For many, if not most of us, however, our discomfort goes deeper than just the notion of submission, and it is evoked most by the phrase I began with. Wives, be subject to your husbands. That’s the phrase you always hear emphasized from this section of the letter to the Ephesians. That’s the phrase that some editions of the bible choose as a chapter heading. And for many of us, that’s the phrase that raises our hackles because it brings to mind relationships that are not reciprocal but are hierarchical, it brings to mind relationships marked not by equality and mutual respect but rather by the superiority of one member over the other.
Wives be subject to your husbands.
Here’s something interesting about that phrase. When you go back to the Greek, the language of the earliest text, what you find is that there is no verb in this phrase. An accurate translation of this verse is this: “Wives to your husbands as to the Lord.” Recall that in the original Greek text no punctuation was used; punctuation has been added by later editors of the text. So it’s likely that this phrase is an extension of the phrase that precedes it, “Be subject to one another out of reverence for Christ.” So we might read the whole thing this way: “Be subject to one another out of reverence for Christ, wives to your husbands as to the Lord. It’s a small change, but at least it takes some of the emphasis off the “wives be subject” part.
What does it mean, then, to be subject to, to be in relationship with one another “out of reverence for Christ, wives to your husbands as to the Lord”? If we go on to read the injunction for men, we can get a fuller picture.
Husbands, love your wives, just as Christ loved the church and gave himself up for her, in order to make her holy by cleansing her with the washing of water by the word, so as to present the church to himself in splendor, without a spot or wrinkle or anything of the kind--yes, so that she may be holy and without blemish. In the same way, husbands should love their wives as they do their own bodies.

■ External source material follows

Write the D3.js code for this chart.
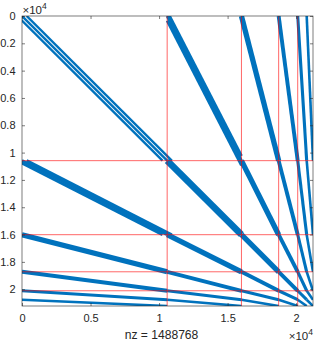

Now we have a view of what MUTUAL submission, mutual relationship might look like: wives are to love their husbands as they love Christ, and husbands are to love their wives as Christ loves the Church. The letter to the Ephesians gives us some idea about what this kind of love might mean, but if we turn to Philippians 2 we get an even fuller description: Christ emptied himself taking the form of a slave to all, humbled himself and became obedient even to the point of death on the cross. Christ’s love for the church, for those who comprise the church, has nothing to do with domination, nothing to do with superiority but everything to do with humility, with taking on the manner of a slave in order to care for others. If anything, this injunction for the men is stronger than the one for the women; if anything, men are asked to exercise more humility in relationship than women, although we rarely read it that way.
Many years ago a priest friend told me that he thought the injunction for the men to love their wives was the really radical part of this message because while women had always been expected to serve their husbands, the reverse was not true: Marriages were business propositions, and wives were property. The call to love one’s wife as Christ loved the church was therefore revolutionary just by virtue of the fact the husbands weren’t expected to love their wives at all. I think this is true, but I think that we can take it even farther than that. In the OT, in Torah, there are many injunctions that apply to men but not to women, and Paul himself spends far more time chiding recalcitrant men than he does reproaching women. As one commentator put it rather flipply, it’s not that God loves men less; it’s that men require more supervision.(1) Women knew (and know) all too well about submission, about compliance, about humility because these are the values that cultures then and now have espoused for women. Men, on the other hand, were and are encultured to be dominant, to be in charge; they have much more cultural baggage to overcome in order to emulate Christ’s love, Christ’s humility. Is it any wonder that the women among Jesus’ followers accepted his message more readily, accepted his call more easily? Women had far less to give up than did men in accepting Jesus’ call, because they had no claim on patriarchal authority in the first place.
And in fact, the claim on patriarchal authority was not equal for all men. Patriarchy isn’t about the rule of all men over all women; rather it’s about the domination of a few men over everyone else (2), over those who are perceived to be weaker, men and women alike. And just as women heard Jesus’ call more easily, so too did the men who were excluded from the patriarchy—the weak, the sick, the blind, the misfits. They too heard Jesus’ message more clearly, they too saw the Good News in Jesus’ call to care for the poor, to let go of earthly treasures in order to embrace the heavenly ones, because they had less to loose.
No matter how this passage from Ephesians has been heard, no matter how it has been interpreted and used, it is not really about domination and submission. It’s not about giving one segment of society permission to subjugate another. No, this passage from Ephesians is about those with more status, with more authority being called to let go of that in the name of love. It’s about loving one another as Christ loved us. It is about being in mutual relationship—mutual submission, mutual obedience, mutual respect. May we embrace that message and go forth into the world, loving one another as Christ loves us.
Thanks be to God!
1 Sarah Dylan Breuer www.sarahlaughed.net/lectionary 8/26/2006
2 Scott Bartchy, cited by Dylan Breuer, ibid.